The startup then employs an open canvas and starts searching for potential buyers/licensees of its technology. In other words, the management attends a lot of meetings every day with potential clients. Very frequently, it has the door slammed on its face.

The key is to not lose hope. Easier said than done. The struggle for a breakthrough is not for the faint hearted. It involves, amongst other struggles, countless sleepless nights and gallons of caffeine to get over them. Falling out with the family is also a possibility. Abandonment of the startup is the ultimate price.

On the other hand, if the venture succeeds in getting seed financing, it has to survive the ‘Valley of Death’ to continue.

Arbitrage

Arbitrage, in traditional stock market terms, is buying a stock low in one market and selling the same stock high in another market where it is trading at a premium. In simple terms, it involves taking advantage of price differentials in two different markets.

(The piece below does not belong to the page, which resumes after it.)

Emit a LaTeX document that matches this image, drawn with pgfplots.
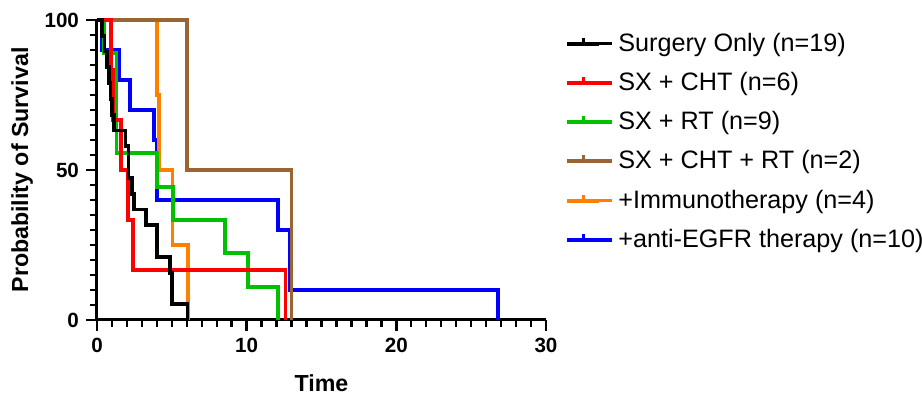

A startup also faces a dilemma. Very few countries can match the ecosystem that Silicon Valley provides. The sheer amount of capital invested is also a big draw.

Thus begins the ‘valuation’ game. Entrepreneurs chase a source of funding for which the value (price) of a stake in the startup is higher than that in the local market.

Entrepreneurs have to provide value without sacrificing control. Therein lies one of the most interesting negotiation journeys one can encounter. Pre and post money valuation are the terms over which every entrepreneur loses sleep.

The Bottom Line

Societal perceptions of the glamour and status associated with startups need to be weighed against reality to truly understand the ramifications of being an entrepreneur.

Having said that, giving birth to a listed company is a legacy of a lifetime.

Risk is life. If you don’t gamble with the odds, you haven’t learnt much. For every entrepreneur, the journey is its own reward. However, if the venture leads to an IPO, the reward is a shared vision and the faith of the general investors.

Take risks but calculate the odds and have a backup plan. For without plan B, plan A might be untenable.